Most studies, however, have found that post-workout nutrition isn’t as important as many people make it out to be.

The consistent finding is that, as long as your daily overall protein intake is adequate, then the actual timing of when you consume eat isn’t that important.

Post-Workout Meal Size & Breakdown

Given that the speed with which nutrients reach the body is critical, we need to take into account rates of digestion to maximize the nutrient delivery effect.

Dietary fat slows down digestion, so a post workout meal should be low in fat. While protein in the form of meat can take a good 3-4 hours to digest whey protein takes as little as 20-30 minutes to hit the bloodstream.

Fast digesting carbs are ideal post-workout to help maximize the insulin effect and replenish glycogen stores.

Whey protein combined with a fast digesting carbohydrate in liquid form has emerged as the top post-workout meal of choice for anyone from athletes to bodybuilders to recreational exercisers.

Consider a carb to protein ratio of anywhere from 1:1 to 3:1, with an average of 2:1 depending on the duration and intensity of the workout (i.e. 60 grams of carbs to 30 grams of protein).

Sports nutritionists will typically recommend consuming 0.25 to 0.40 grams of carbs per pound of bodyweight.

Your post-workout meal is the only meal in my opinion where a protein shake should be considered.

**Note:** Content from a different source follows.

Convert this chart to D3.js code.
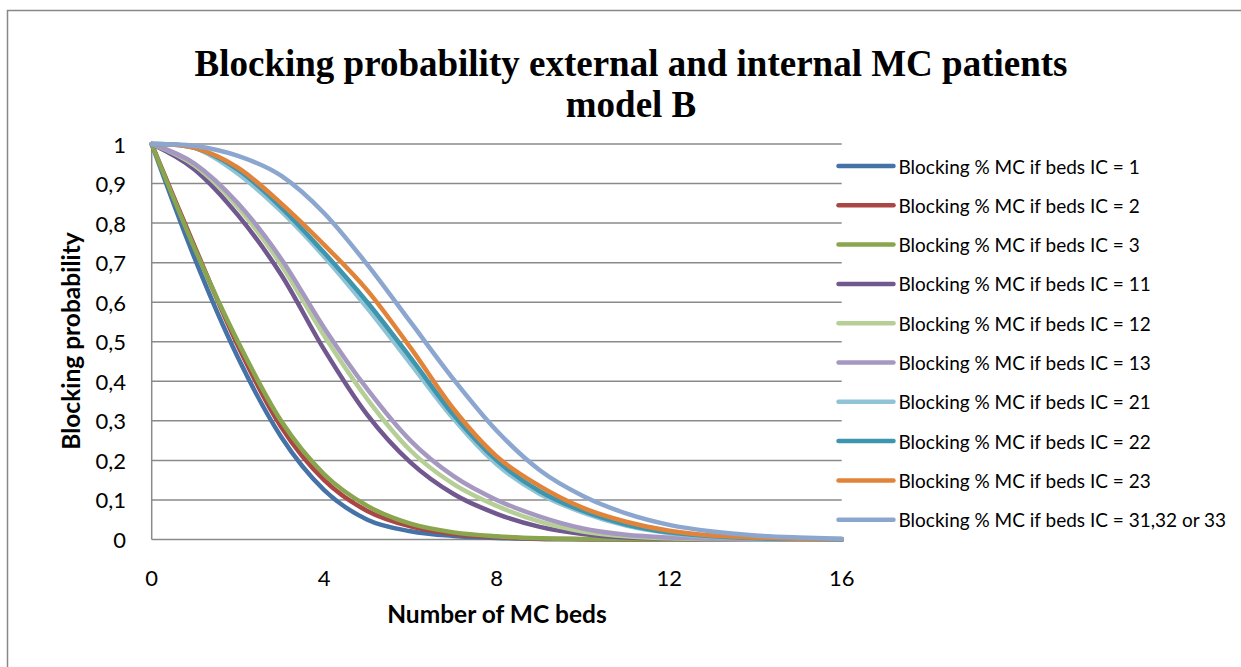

Whole, natural foods are superior for getting a lean, healthy body for a number of reasons ranging from greater satiety to increased thermic effect (food burns calories during digestion whereas shakes do not).

Please keep in mind focusing on total calorie intake, smart food choices, and proper exercise are far more important than maximizing the “anabolic window”.

I can’t emphasize this enough. Sadly, pre and post-workout nutrition has sabotaged many fat loss programs because of excess calorie intake. People lose sight of the forest amidst the trees.